Chan’s layered screenplay spends some time on team dynamics (as with Bong’s squad, Ngo’s crew unquestionably trust their leader’s judgment) yet its crucial contrast and interplay concerns the men in charge. Although he has touched on the moral quagmires of law enforcement in Big Bullet (1996) and Invisible Target, the distinct trajectories of Bong and Ngo find Chan making his most explicit commentary on how similarly decent individuals respond differently to corruptive institutional hierarchy. In unflinching fashion, detailed flashbacks show how Ngo’s career freefall occurred because at once went too far yet was just following the orders of a commanding officer who gave false assurance that he had his back. Although it is suggested that Bong would have suffered the same fate if he had been given the doomed assignment instead, Chan positions the older officer as someone who operates within vaguely defined lines yet remains wary of higher authority and is aware of how those who do the leg work are sacrificial. If Ngo’s belief in the system ultimately places him in fierce opposition to it, Bong’s acknowledgment of its flaws, and the difficulty of applying broad rules to specific situations, keeps him balanced.

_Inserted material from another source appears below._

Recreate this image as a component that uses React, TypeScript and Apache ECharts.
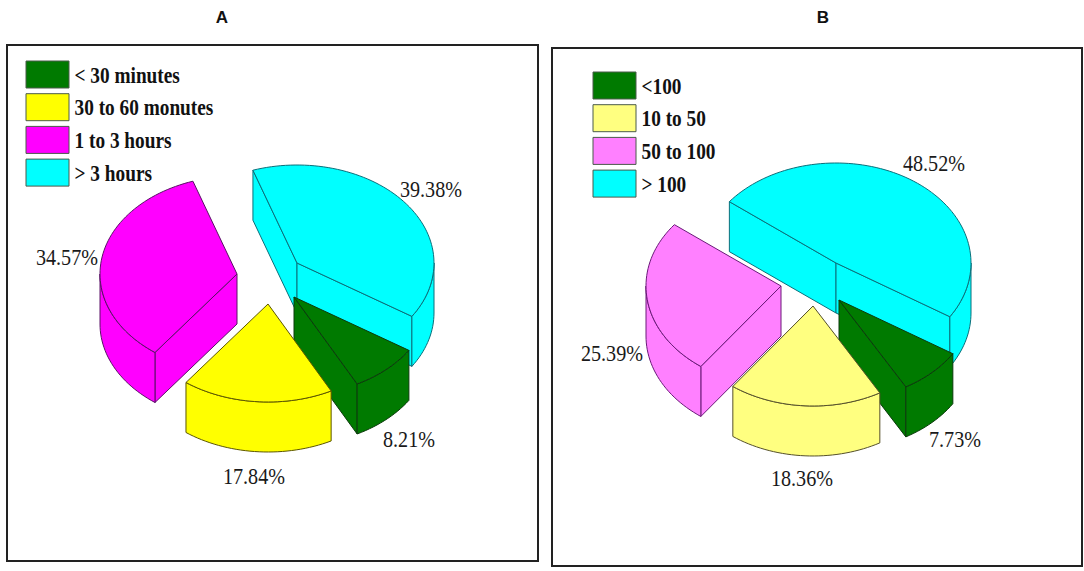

Indeed, a courtroom flashback to the Ngo’s trail sees Bong trying to explain, if not justify, his colleague’s actions within the grey area that they were committed, but is cut short by a prosecutor for whom ‘right’ and ‘wrong’ are the only categorizations. Yet when this callous system turns Ngo and his crew into a threats to society, it is Bong who is expected to put his life on the line to eradicate the aberration. Raging Fire boasts a number of strong dramatic scenes with Yen and Tse playing their roles to the hilt, particularly in a tense interrogation room confrontation which subtly peels away tacit mutual respect to provide a springboard for the combustible second half.
However, it is still primarily an action spectacle and thoroughly delivers on those terms. Having been diagnosed with nasopharyngeal cancer, Chan passed away in August 2020 while Raging Fire was still in post-production leaving the director’s close collaborators to add the finishing touches. Tautly edited by Curran Pang, the result is one of Chan’s most propulsive films with the solemn tone enhanced by Yuen Man-fung’s shadowy, borderline dystopian cinematography while a run of absolutely thumping set pieces can be favorably compared to Invisible Target or Wilson Yip’s bar-raising SPL (2005). Aside from some incongruous CGI during an otherwise well orchestrated car chase, the stunts are thrillingly executed. Bong’s attempt to apprehend a suspect in a shantytown area full of henchmen recalls the gritty, close quarters skirmishes of Gareth Evans’ The Raid (2011) and Erik Matti’s Buybust (2018) but with Yen’s lethal kicks thrown in. The big climax echoes the epic gun battle in Michael Mann’s Heat (1995) by featuring an ear-shattering shoot-out at Tsim Sha Tsui, but it leads to a final sparring match that could only be found in Hong Kong cinema with sensational fight choreography and two leads who are pushing themselves to the very limit by (mostly) doing all their own stuff.
Balancing expertly staged action sequences and a ton a pathos, Raging Fire is not only a searing directorial swansong but one of the best Hong Kong action films of recent vintage.
Raging Fire is showing at the New York Asian Film Festival on August 9. It is released in North America by Well Go USA Entertainment on August 13.